National Gun Violence Prevention Sabbath is Dec. 13-16

By Rich Copley | Presbyterian News Service

If you Google “Sandy Hook,” the search engine’s “People also search for …” menu offers these grim options: 2012 Aurora shooting, Stoneman Douglas High School, Columbine High School massacre, 2014 Isla Vista massacre, Orlando nightclub shooting.

And it could go on.

Friday marks the sixth anniversary of the shooting at Sandy Hook Elementary School in Newtown, Connecticut, a tragedy that took the lives of 20 first grade students, six school staff members, the shooter and his mother. But it is far from an aberration in 21st century America, which is why National Gun Violence Prevention Sabbath has become part of Advent observances in the Presbyterian Church (U.S.A.).

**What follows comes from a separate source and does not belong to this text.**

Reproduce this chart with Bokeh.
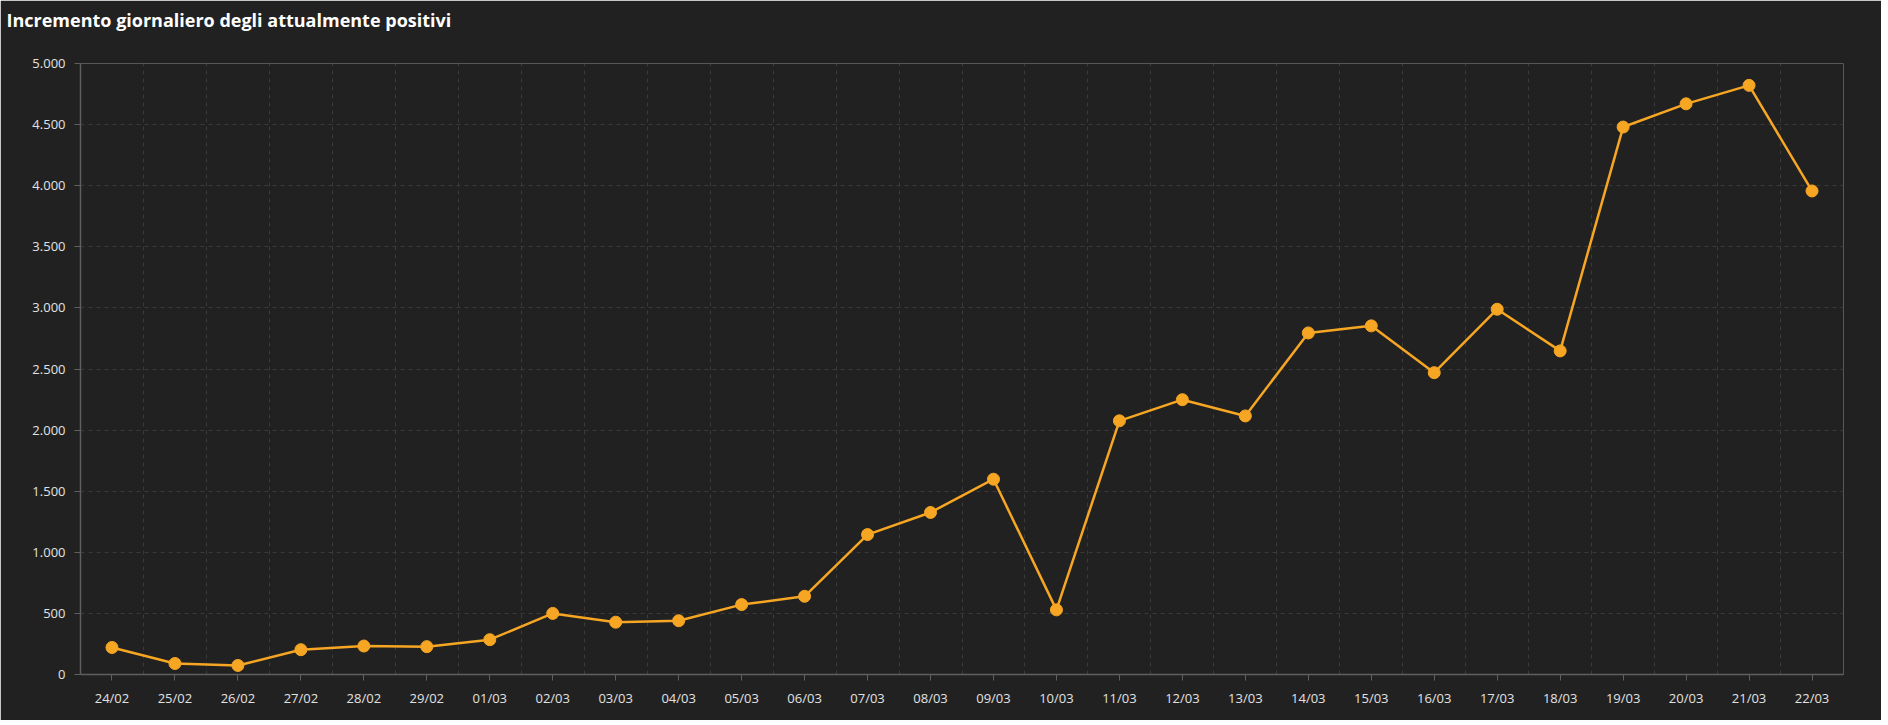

In a post on the Presbyterian Mission Agency’s Mission Yearbook for Dec. 13, Presbyterian Peacemaking Program coordinator Carl Horton describes the Dec. 13-16 observance as an “Advent-tide ‘Sabbath,’ a set of days when people of faith add gun violence prevention to the waiting and watching of this season.”

“Many people thought that inconceivable event (the Sandy Hook tragedy) would be the tipping point in our public and legislative complacency following mass shooting incidents in this country,” Horton’s post states. “Sadly, since then we have instead grown increasingly numb, as these events become the ‘new normal’ and 600,000 Americans have been killed or injured by guns in the subsequent years.”

“Presbyterians are invited to begin this sad Sabbath by tolling bells in their homes and places of worship for the 26 Sandy Hook victims,” the post states. “Keep ringing if you’d like to remember the 71 killed and 42 injured victims of mass shootings so far this year. And while you ring, pray for the communities and contexts impacted by these latest tragedies. They join a long and growing list of places that never thought it could happen to them but have now been touched by the sickening epidemic of indiscriminate gun violence.”

The Presbyterian Peacemaking Program has put together an extensive resource page regarding gun violence, from policies and actions of the General Assembly to the documentary “Trigger” by David Barnhart to worship resources for youth and adults.

The Mission Yearbook post ends with this prayer: “God of life’s sanctity, turn our bells into bullhorns, our thoughts into actions, our bursts of outrage into sustained efforts and our momentary prayers into transformed spirit-filled living.

“Make us instruments of your peace. Amen.”